Present: Dale, Marc, John, Jeff A., Jeff B., Kevin, Greg, Dan, Scott
We began running Act I in Dale’s back yard. We made it through scene 1 one and a half times before decamping to NCTC’s lobby, courtesy of Jeff A. Dale never thought that the sun set at 7:30 when he offered his back yard. (Saturdays will be fine, since it’s daylight.)
We worked on getting more crowd-ness into the scene.
I.2 and I.3 moved very smoothly, very short and well-played.
We ran I.4 a couple of times, finally agreeing that we would work the Battle Ballet next Wednesday when everyone could be there. We will devote the time to learning it and making it work. We ran a facsimile with Dan and Dale fluffing their way through it while Jeff gave his speeches front and center, shifting to the defeated Romans when he could. Marc watched it from out front and says it works.
I.5, short and sweet, and then we decided to cut 1.6 and 1.7, heading straight into the Grudge Match in 1.8. Again, we have to (have to!) get the fight choreographed. Dale will work on this over the weekend.
1.9 is very stodgy, but will probably prove more interesting after everyone starts to learn lines.
1.10, short and sweet.
NEXT: We will meet on Saturday at the park, 10:00, to work through Act II.
ATTENTION: WE NEED DRUMS!
I was reminded last night how much the presence of drums was a part of our original “ceremonial” conception of the production. Everyone contact people. If could have someone by our battle rehearsal next Wednesday, it would make us feel more energized and fluid.
This has helped me with line learning (and with actor-type things, too: interpretation, subtext, etc.):
After reading through a speech a few times out loud and trying to hammer out the actual sense within the often tortured syntax and play of images in the lines (both verse and prose), I work with manageable chunks of phrases or sentences that are short enough to hold in my memory as I repeat them over and over. I do a good bit of mind-numbing repetition of these bits not only to get them in my “muscle memory” and my cognitive memory (knowing I will forget them and have to do another session several hours later–takes a couple of days for a speech finally to start to stick), but also–and this is the main thing I’m trying to share–I start to experience the lines as I repeat them in very material terms as bits of abstract music that have a certain feeling in my mouth and a particular sonic life in my ear. I try different approaches, of course, as I repeat the words, producing varying sound “gestures” as I go.

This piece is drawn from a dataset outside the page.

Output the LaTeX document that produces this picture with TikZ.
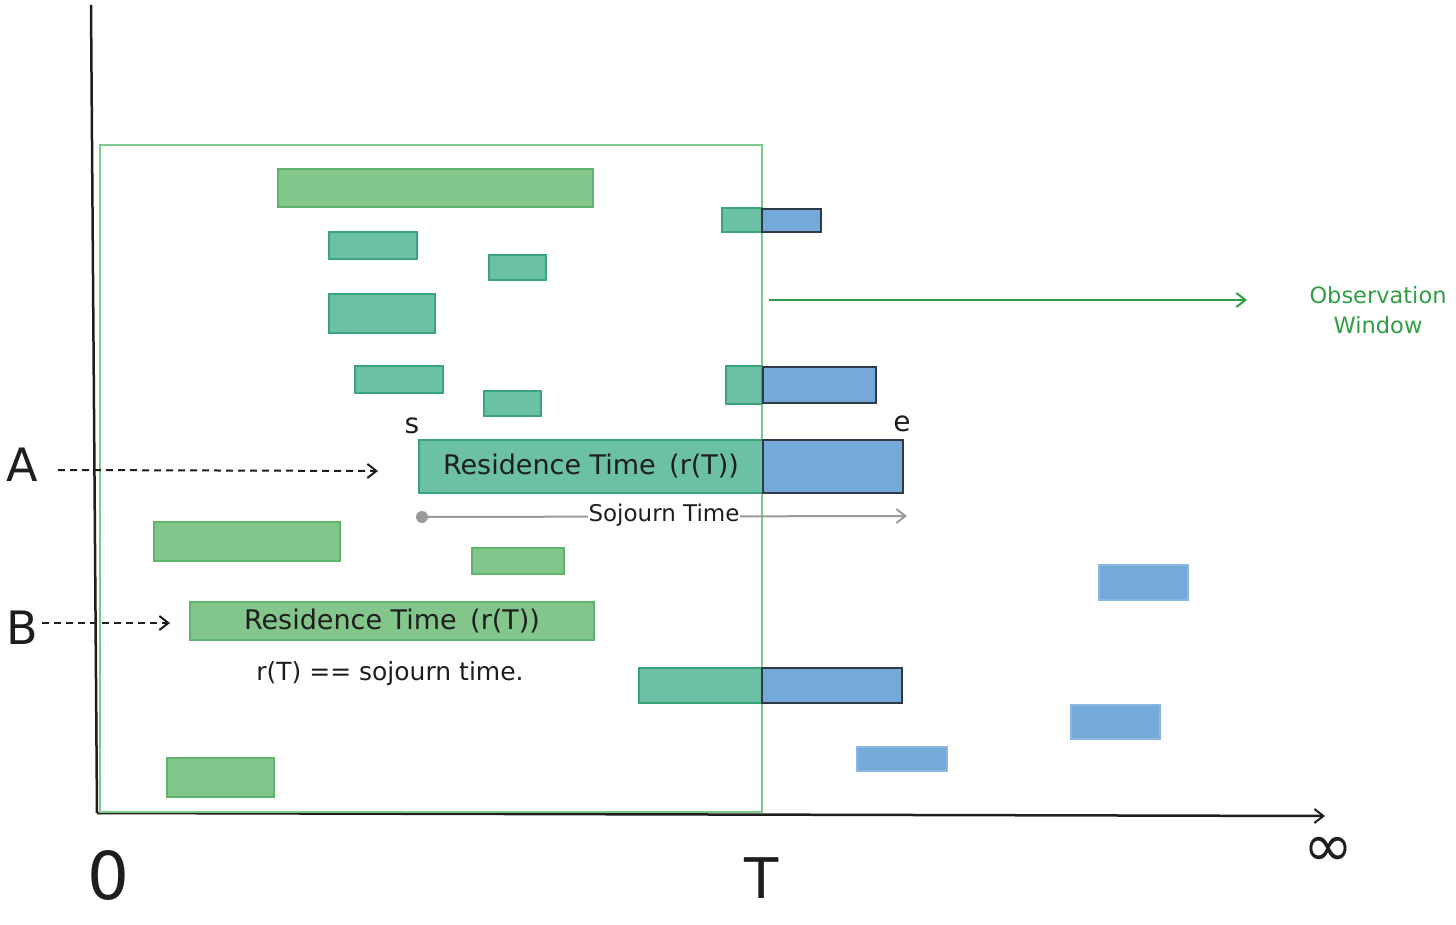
\documentclass[tikz,border=0pt]{standalone}
\usepackage{fontspec}
\setmainfont{DejaVu Sans}
\usetikzlibrary{arrows.meta}
\definecolor{lgfill}{HTML}{82C68C}
\definecolor{lgdraw}{HTML}{5DB46A}
\definecolor{tlfill}{HTML}{6CC0A5}
\definecolor{tldraw}{HTML}{3BA57A}
\definecolor{blfill}{HTML}{75A9DA}
\definecolor{bldraw}{HTML}{2F3A48}
\definecolor{wingreen}{HTML}{7CC98A}
\definecolor{obsgreen}{HTML}{2F9E44}
\definecolor{sojgray}{HTML}{9A9A9A}
\definecolor{ink}{HTML}{1E1E1E}
\begin{document}
\begin{tikzpicture}[x=1pt,y=-1pt,
  lgbar/.style={fill=lgfill,draw=lgdraw,line width=2pt},
  tlbar/.style={fill=tlfill,draw=tldraw,line width=2pt},
  blbar/.style={fill=blfill,draw=bldraw,line width=2pt},
  blflat/.style={fill=blfill,draw=blfill!85!white,line width=1.5pt},
  barnode/.style={inner sep=0pt,anchor=north west,font=\fontsize{27}{31}\selectfont,text=ink},
  big/.style={font=\fontsize{46}{52}\selectfont,text=ink,inner sep=0pt},
  tip/.style={-{Straight Barb[length=9pt,width=14pt,line width=2pt]}},
  dasharrow/.style={tip,dashed,dash pattern=on 7pt off 5pt,line width=2pt,draw=ink}
]
\useasboundingbox (0,0) rectangle (1456,925);
% axes
\draw[line width=2.5pt,draw=ink] (91,5) -- (97,813);
\draw[line width=2.5pt,draw=ink,tip] (97,813) -- (1325,816);
% observation window
\draw[draw=wingreen,line width=2pt] (100,145) rectangle (762,812);
% bars
\draw[lgbar] (278,169) rectangle (593,207);
\draw[tlbar] (329,232) rectangle (417,259);
\draw[tlbar] (489,255) rectangle (546,280);
\draw[tlbar] (329,294) rectangle (435,333);
\draw[tlbar] (355,366) rectangle (443,393);
\draw[tlbar] (484,391) rectangle (541,416);
\draw[tlbar] (722,208) rectangle (762,232);
\draw[blbar] (762,209) rectangle (821,232);
\draw[tlbar] (726,366) rectangle (762,404);
\draw[blbar] (763,367) rectangle (876,403);
\draw[lgbar] (154,522) rectangle (340,561);
\draw[lgbar] (472,548) rectangle (564,574);
\draw[tlbar] (639,668) rectangle (762,703);
\draw[blbar] (762,668) rectangle (902,703);
\draw[lgbar] (167,758) rectangle (274,797);
\draw[blflat] (1099,565) rectangle (1188,600);
\draw[blflat] (1071,705) rectangle (1160,739);
\draw[blflat] (857,747) rectangle (947,771);
% A row
\node[barnode,tlbar,minimum width=344pt,minimum height=53pt] (abar) at (418,439) {Residence Time\enspace(r(T))};
\node[barnode,blbar,minimum width=140pt,minimum height=53pt] (ablue) at (762,439) {};
\node[font=\fontsize{28}{32}\selectfont,text=ink] (s) at (412,426) {s};
\node[font=\fontsize{28}{32}\selectfont,text=ink] (e) at (902,424) {e};
\node[big] (A) at (22,465) {A};
\coordinate (astart) at (58,470);
\coordinate (atgt) at (378,471);
\draw[dasharrow] (astart) -- (atgt);
% sojourn
\coordinate (sstart) at (422,517);
\coordinate (send) at (907,516);
\fill[sojgray] (sstart) circle (6pt);
\draw[sojgray,line width=2pt,tip] (sstart) -- (send);
\node[fill=white,inner sep=1pt,font=\fontsize{23}{27}\selectfont,text=ink] (soj) at (664,515) {Sojourn Time};
% B row
\node[barnode,lgbar,minimum width=404pt,minimum height=38pt] (bbar) at (189,601) {Residence Time\enspace(r(T))};
\node[big] (B) at (22,628) {B};
\coordinate (bstart) at (42,623);
\coordinate (btgt) at (170,623);
\draw[dasharrow] (bstart) -- (btgt);
\node[font=\fontsize{25}{29}\selectfont,text=ink] (req) at (390,674) {r(T) == sojourn time.};
% observation window arrow
\coordinate (ostart) at (769,300);
\coordinate (oend) at (1247,300);
\node[font=\fontsize{22.5}{30}\selectfont,text=obsgreen,align=center] (obs) at (1378,310) {Observation\\Window};
\draw[obsgreen,line width=2pt,tip] (ostart) -- (oend);
% axis labels
\node[font=\fontsize{66}{72}\selectfont,text=ink,inner sep=0pt] (zero) at (108,875) {0};
\node[font=\fontsize{56}{62}\selectfont,text=ink,inner sep=0pt] (T) at (762,878) {T};
\node[font=\fontsize{60}{64}\selectfont,text=ink,inner sep=0pt] (inf) at (1328,852) {∞};
\end{tikzpicture}
\end{document}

Not only does this help with memorization (the value of just doing the same damn thing over and over)but these little musical gestures (not of the do, re, me sort; you can be tone deaf and still carve “sonic sculptures”) feed me ideas about how to perform through the words, how to become the meaning(s) of the words, how to splash about within the words and have a good time. If I do something with a phrase and get a charge out of it, I’m presumptuous enough to think the audience might also. And that appetite I want to feed. Much Shakespeare falls down because the actors don’t work toward giving the audience that kind of (somewhat right-brained) experience and, instead, assume it’s all about characters talking just as we would in ordinary life. Sadly, these earnest actors get frustrated over those bothersome chunks of text that they see as complicating communication, not super-charging it.
I also get some emotional ideas as I do this. I can try to move into varied emotional terrain with these sound gestures. Every now and then and interesting idea will pop into my head about how to try a scene by using this method. And sometimes an emotional key will present itself with it.
Hope this helps. Dale has a new book he’s very excited about, so talk to him. Whatever works. Words, words, words.
Hm. Memorizing lines. Yes, lots and lots of repetition, but also, as Thinking Shakespeare points out, you have to ask yourself at the end of each “chunk,” and…? The character has expressed a thought, and… what’s his next thought?
Also, I find that the balanced phrases, the antitheses in nearly every speech, help. A and B, C not D, etc., etc.
Alliteration? Hammer it: “provide more piercing statutes daily.”
Hard to say? Then slow down. You can hear me and Marc do that a lot. We’re not “acting,” we’re allowing the language to have its weight.
Thinking Shakespeare is a big proponent of paraphrasing in order to assimilate the thoughts of the character. Good idea; it’s always a good thing to understand what you’re saying. (Right, Lamar?)
Also, look for the structure of the character’s argument. First “this,” also “this,” and finally “this.”
I like Marc’s comment about getting frustrated over the language because you think it gets in the way, rather than allowing your character to express his thoughts in ways that you and I never could. Shakespeare’s language is your friend, not a stumbling block. Trust it.
Well, yeah, thought is key, goes without saying in my little contribution. Didn’t mean to appear to discount it. Though even sometimes Shakespeare’s characters are no rigorously rational in getting from point A to B. Sometimes they just vibrate a series of images. Sometimes.